Stated problem
Scan each line of the records for the word "Output" and extract the ones that have it.

□ □ □ □

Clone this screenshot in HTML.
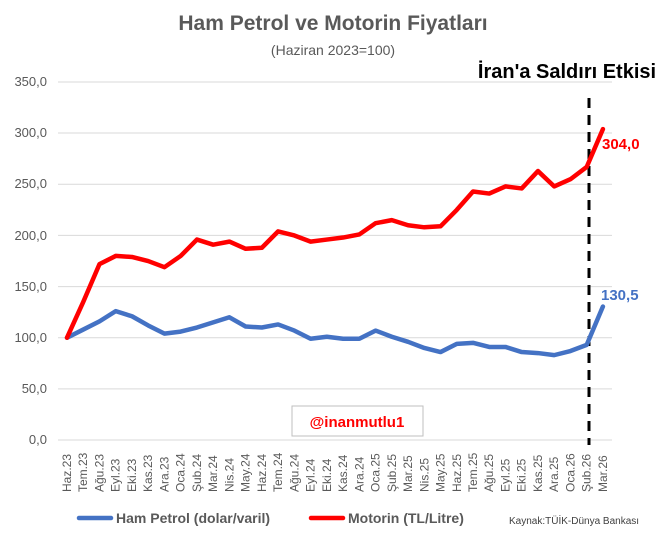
<!DOCTYPE html>
<html><head><meta charset="utf-8"><style>body{margin:0;background:#fff}svg{display:block}</style></head><body>
<svg width="667" height="537" viewBox="0 0 667 537" xmlns="http://www.w3.org/2000/svg" font-family="Liberation Sans, DejaVu Sans, sans-serif">
<rect width="667" height="537" fill="#fff"/>
<text x="333" y="30" text-anchor="middle" font-size="21" font-weight="bold" fill="#595959">Ham Petrol ve Motorin Fiyatları</text>
<text x="333" y="55" text-anchor="middle" font-size="14" fill="#595959">(Haziran 2023=100)</text>
<g stroke="#d9d9d9" stroke-width="1">
<line x1="58" x2="612" y1="82" y2="82"/><line x1="58" x2="612" y1="133" y2="133"/><line x1="58" x2="612" y1="184.3" y2="184.3"/><line x1="58" x2="612" y1="235.4" y2="235.4"/><line x1="58" x2="612" y1="286.6" y2="286.6"/><line x1="58" x2="612" y1="337.7" y2="337.7"/><line x1="58" x2="612" y1="388.9" y2="388.9"/><line x1="58" x2="612" y1="440" y2="440"/>
</g>
<g font-size="13" fill="#595959" text-anchor="end">
<text x="47" y="86">350,0</text><text x="47" y="137">300,0</text><text x="47" y="188">250,0</text><text x="47" y="240">200,0</text><text x="47" y="291">150,0</text><text x="47" y="342">100,0</text><text x="47" y="393">50,0</text><text x="47" y="444">0,0</text>
</g>
<g id="xl" font-size="12" fill="#595959"></g>
<line x1="589" y1="98" x2="589" y2="445" stroke="#000" stroke-width="3" stroke-dasharray="10,7"/>
<text x="567" y="78" text-anchor="middle" font-size="20" font-weight="bold" fill="#000">İran'a Saldırı Etkisi</text>
<polyline id="blue" fill="none" stroke="#4472c4" stroke-width="4.5" stroke-linejoin="round" stroke-linecap="round"/>
<polyline id="red" fill="none" stroke="#ff0000" stroke-width="4.5" stroke-linejoin="round" stroke-linecap="round"/>
<text x="602" y="149" font-size="15" font-weight="bold" fill="#ff0000">304,0</text>
<text x="601" y="300" font-size="15" font-weight="bold" fill="#4472c4">130,5</text>
<rect x="292" y="406" width="131" height="30" fill="#fff" stroke="#bfbfbf"/>
<text x="357" y="427" text-anchor="middle" font-size="15" font-weight="bold" fill="#ff0000">@inanmutlu1</text>
<line x1="79" y1="518" x2="111" y2="518" stroke="#4472c4" stroke-width="4.5" stroke-linecap="round"/>
<text x="116" y="523" font-size="14" font-weight="bold" fill="#595959">Ham Petrol (dolar/varil)</text>
<line x1="311" y1="518" x2="343" y2="518" stroke="#ff0000" stroke-width="4.5" stroke-linecap="round"/>
<text x="348" y="523" font-size="14" font-weight="bold" fill="#595959">Motorin (TL/Litre)</text>
<text x="509" y="524" font-size="10" fill="#404040">Kaynak:TÜİK-Dünya Bankası</text>
</svg>
<script>
var L=["Haz.23","Tem.23","Ağu.23","Eyl.23","Eki.23","Kas.23","Ara.23","Oca.24","Şub.24","Mar.24","Nis.24","May.24","Haz.24","Tem.24","Ağu.24","Eyl.24","Eki.24","Kas.24","Ara.24","Oca.25","Şub.25","Mar.25","Nis.25","May.25","Haz.25","Tem.25","Ağu.25","Eyl.25","Eki.25","Kas.25","Ara.25","Oca.26","Şub.26","Mar.26"];
var R=[100,135,172,180,179,175,169,180,196,191,194,187,188,204,200,194,196,198,201,212,215,210,208,209,225,243,241,248,246,263,248,255,267,304];
var B=[100,108,116,126,121,112,104,106,110,115,120,111,110,113,107,99,101,99,99,107,101,96,90,86,94,95,91,91,86,85,83,87,93,130.5];
function X(i){return 67+i*16.24}function Y(v){return 440-v*1.0226}
document.getElementById('red').setAttribute('points',R.map((v,i)=>X(i)+','+Y(v)).join(' '));
document.getElementById('blue').setAttribute('points',B.map((v,i)=>X(i)+','+Y(v)).join(' '));
var g=document.getElementById('xl'),s='';
L.forEach((t,i)=>{var x=X(i)+4;s+='<text transform="translate('+x+',492) rotate(-90)">'+t+'</text>';});
g.innerHTML=s;
</script>
</body></html>
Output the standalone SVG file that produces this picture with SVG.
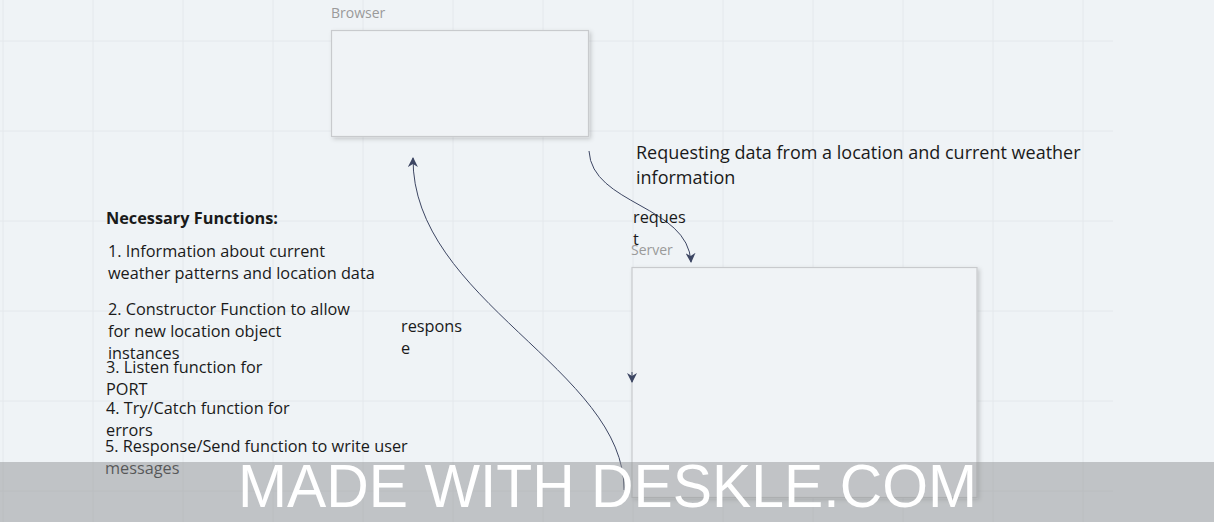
<svg xmlns="http://www.w3.org/2000/svg" width="1214" height="522" viewBox="0 0 1214 522">
<defs>
<style>
.t{font-family:"Open Sans","Liberation Sans",sans-serif;fill:#1a1a1a;font-size:16.3px}
.lbl{font-family:"Open Sans","Liberation Sans",sans-serif;fill:#9a9a9a;font-size:14px}
.grid{stroke:#e4e8ec;stroke-width:1}
.box{fill:#f0f3f6;stroke:#c8cacd;stroke-width:1.2}
.conn{fill:none;stroke:#3d4663;stroke-width:1}
</style>
<marker id="ah" viewBox="0 0 10 10" refX="9" refY="5" markerWidth="10" markerHeight="10" markerUnits="userSpaceOnUse" orient="auto">
<path d="M0,0 L10,5 L0,10 L3,5 Z" fill="#3d4663"/>
</marker>
<filter id="sh" x="-5%" y="-5%" width="115%" height="120%">
<feDropShadow dx="2" dy="2" stdDeviation="2" flood-color="#000" flood-opacity="0.18"/>
</filter>
</defs>
<rect width="1214" height="522" fill="#eff3f6"/>
<g id="grid" class="grid">
<path d="M3,0V522M93,0V522M183,0V522M273,0V522M363,0V522M453,0V522M543,0V522M633,0V522M723,0V522M813,0V522M903,0V522M993,0V522M1083,0V522"/>
<path d="M0,41H1113M0,131H1113M0,221H1113M0,311H1113M0,401H1113M0,491H1113"/>
</g>
<g id="browser">
<text class="lbl" x="331" y="18">Browser</text>
<rect class="box" x="331.5" y="30.5" width="257" height="106" filter="url(#sh)"/>
</g>
<g id="server">
<text class="lbl" x="631" y="255">Server</text>
<rect class="box" x="632" y="267.5" width="345" height="230" filter="url(#sh)"/>
</g>
<g id="request-note">
<text class="t" style="font-size:18px" x="636" y="159">Requesting data from a location and current weather</text>
<text class="t" style="font-size:18px" x="636" y="184">information</text>
</g>
<g id="functions">
<text class="t" x="106" y="224" font-weight="bold">Necessary Functions:</text>
<text class="t" x="108" y="257">1. Information about current</text>
<text class="t" x="108" y="279">weather patterns and location data</text>
<text class="t" x="108" y="315">2. Constructor Function to allow</text>
<text class="t" x="108" y="337">for new location object</text>
<text class="t" x="108" y="359">instances</text>
<text class="t" x="106" y="373">3. Listen function for</text>
<text class="t" x="106" y="395">PORT</text>
<text class="t" x="106" y="414">4. Try/Catch function for</text>
<text class="t" x="106" y="436">errors</text>
<text class="t" x="105" y="452">5. Response/Send function to write user</text>
<text class="t" x="105" y="474">messages</text>
</g>
<g id="connectors">
<path class="conn" d="M589,151 C592,205 688,205 691,262" marker-end="url(#ah)"/>
<path class="conn" d="M624,490 C625,370 412,300 413,158" marker-end="url(#ah)"/>
<path class="conn" d="M632,372 L632,382" marker-end="url(#ah)"/>
<text class="t" x="633" y="223">reques</text>
<text class="t" x="633" y="245">t</text>
<text class="t" x="401" y="332">respons</text>
<text class="t" x="401" y="354">e</text>
</g>
<g id="watermark">
<rect x="0" y="462" width="1214" height="60" fill="#919396" opacity="0.5"/>
<text x="238" y="507" font-family="Liberation Sans, Arial, sans-serif" font-size="61" fill="#ffffff" textLength="739" lengthAdjust="spacingAndGlyphs">MADE WITH DESKLE.COM</text>
</g>
</svg>
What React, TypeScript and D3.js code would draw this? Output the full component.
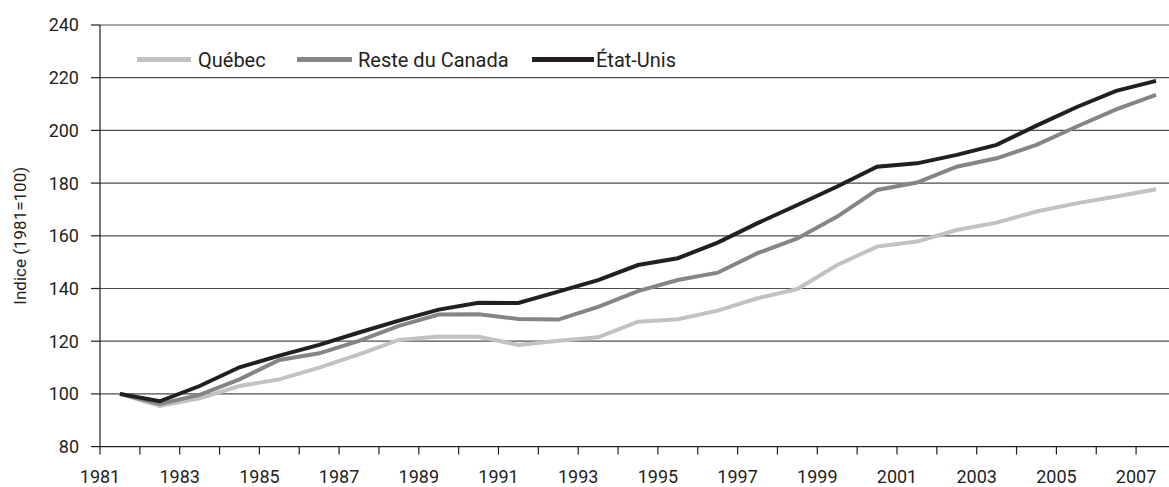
import * as d3 from 'd3'

const years = d3.range(1981, 2008)
const quebec = [100, 95.4, 98.3, 103, 105.5, 110, 115, 120.5, 121.8, 121.7, 118.6, 120.2, 121.5, 127.4, 128.3, 131.6, 136.3, 139.8, 148.9, 155.9, 157.8, 162.2, 165, 169.2, 172.3, 174.9, 177.7]
const resteCanada = [100, 96.2, 99.6, 105.5, 112.9, 115.4, 120.1, 125.8, 130.1, 130.2, 128.4, 128.2, 133, 139, 143.2, 146, 153.4, 159, 167.3, 177.4, 180.2, 186.2, 189.4, 194.5, 201.4, 208, 213.5]
const etatsUnis = [100, 97.2, 103, 110.1, 114.5, 118.6, 123.3, 127.8, 132, 134.6, 134.5, 138.8, 143.2, 148.9, 151.5, 157.4, 164.8, 171.7, 178.7, 186.2, 187.5, 190.7, 194.5, 201.8, 208.8, 215, 218.8]
const yTicks = [80, 100, 120, 140, 160, 180, 200, 220, 240]

const series = [
  { name: 'Québec', values: quebec, color: '#c2c2c2' },
  { name: 'Reste du Canada', values: resteCanada, color: '#858585' },
  { name: 'État-Unis', values: etatsUnis, color: '#231f20' },
]

const WIDTH = 1169
const HEIGHT = 487
const FONT = 'Roboto, "DejaVu Sans", sans-serif'

export default function App() {
  const left = 100
  const step = 39.85
  const x = d3.scaleBand<number>().domain(years).range([left, left + years.length * step])
  const y = d3.scaleLinear().domain([80, 240]).range([446.6, 25])

  const line = d3
    .line<number>()
    .x((_, i) => (x(years[i]) as number) + x.bandwidth() / 2)
    .y((d) => y(d))

  // legend positions (roughly as in the reference)
  const legend = [
    { x1: 137, x2: 191, tx: 198 },
    { x1: 297, x2: 352, tx: 358 },
    { x1: 532, x2: 594, tx: 596 },
  ]

  return (
    <svg width={WIDTH} height={HEIGHT} style={{ position: 'absolute', top: 0, left: 0, background: '#fff' }}>
      {/* grid lines */}
      {yTicks.slice(1).map((t) => (
        <line key={t} x1={left} x2={WIDTH} y1={y(t)} y2={y(t)} stroke="#4d4d4d" strokeWidth={1.2} />
      ))}
      {/* y axis */}
      <line x1={left} x2={left} y1={y(240)} y2={y(80)} stroke="#231f20" strokeWidth={1.2} />
      {yTicks.map((t) => (
        <g key={t}>
          <line x1={left - 9} x2={left} y1={y(t)} y2={y(t)} stroke="#231f20" strokeWidth={1.2} />
          <text x={79} y={y(t)} dy="0.36em" textAnchor="end" fontSize={18} fontFamily={FONT} fill="#231f20">
            {t}
          </text>
        </g>
      ))}
      {/* x axis */}
      <line x1={left} x2={WIDTH} y1={y(80)} y2={y(80)} stroke="#231f20" strokeWidth={1.2} />
      {years.map((yr) => (
        <line key={yr} x1={x(yr)} x2={x(yr)} y1={y(80)} y2={y(80) + 8} stroke="#231f20" strokeWidth={1.2} />
      ))}
      {years
        .filter((yr) => (yr - 1981) % 2 === 0)
        .map((yr) => (
          <text key={yr} x={x(yr)} y={483} textAnchor="middle" fontSize={18} fontFamily={FONT} fill="#231f20">
            {yr}
          </text>
        ))}
      {/* y title */}
      <text
        transform={`translate(26, ${(y(80) + y(240)) / 2}) rotate(-90)`}
        textAnchor="middle"
        fontSize={17}
        fontFamily={FONT}
        fill="#231f20"
      >
        Indice (1981=100)
      </text>
      {/* lines */}
      {series.map((s) => (
        <path key={s.name} d={line(s.values) as string} fill="none" stroke={s.color} strokeWidth={4} strokeLinejoin="miter" />
      ))}
      {/* legend */}
      {series.map((s, i) => (
        <g key={s.name}>
          <line x1={legend[i].x1} x2={legend[i].x2} y1={59.5} y2={59.5} stroke={s.color} strokeWidth={5} />
          <text x={legend[i].tx} y={59.5} dy="0.36em" fontSize={20} fontFamily={FONT} fill="#231f20">
            {s.name}
          </text>
        </g>
      ))}
    </svg>
  )
}
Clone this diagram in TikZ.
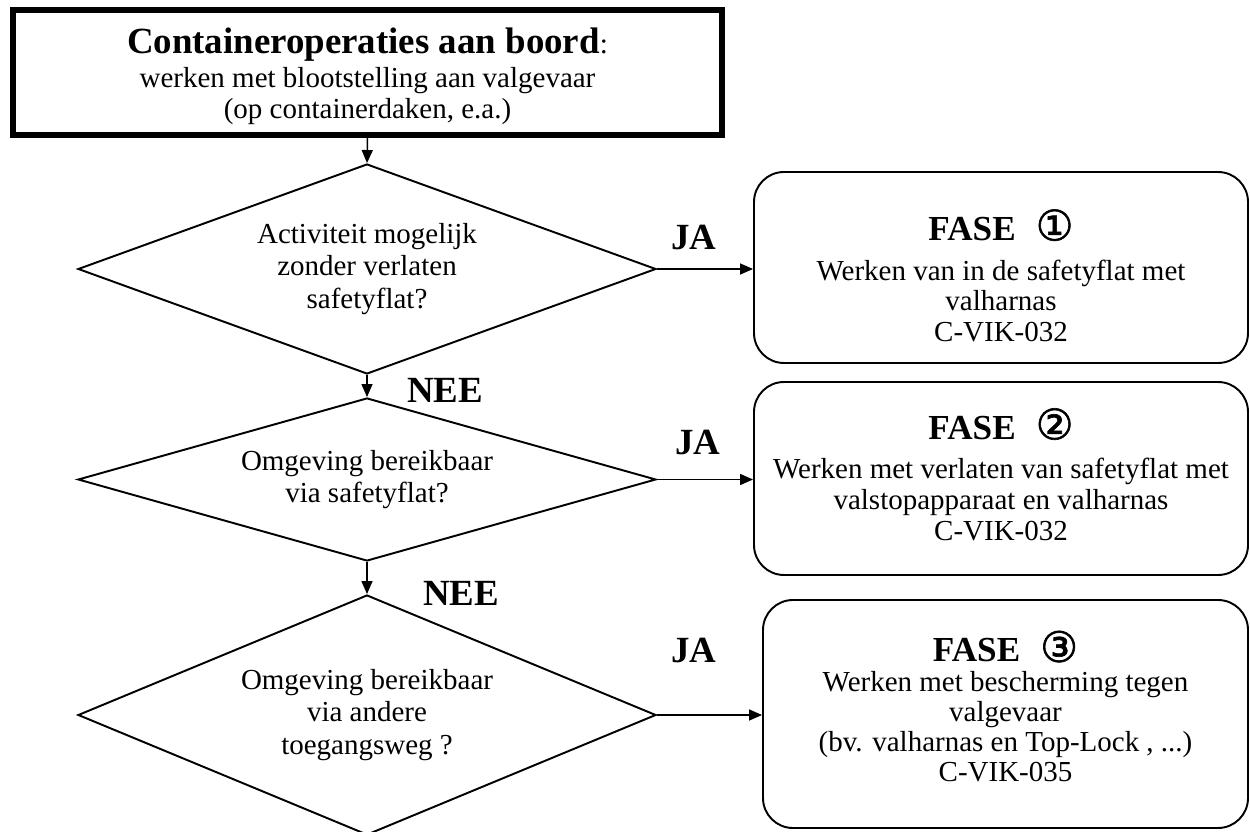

□ □ □ □

The response
Output the standalone SVG file that produces this picture with SVG.
What React, TypeScript and D3.js code would draw this? Output the full component.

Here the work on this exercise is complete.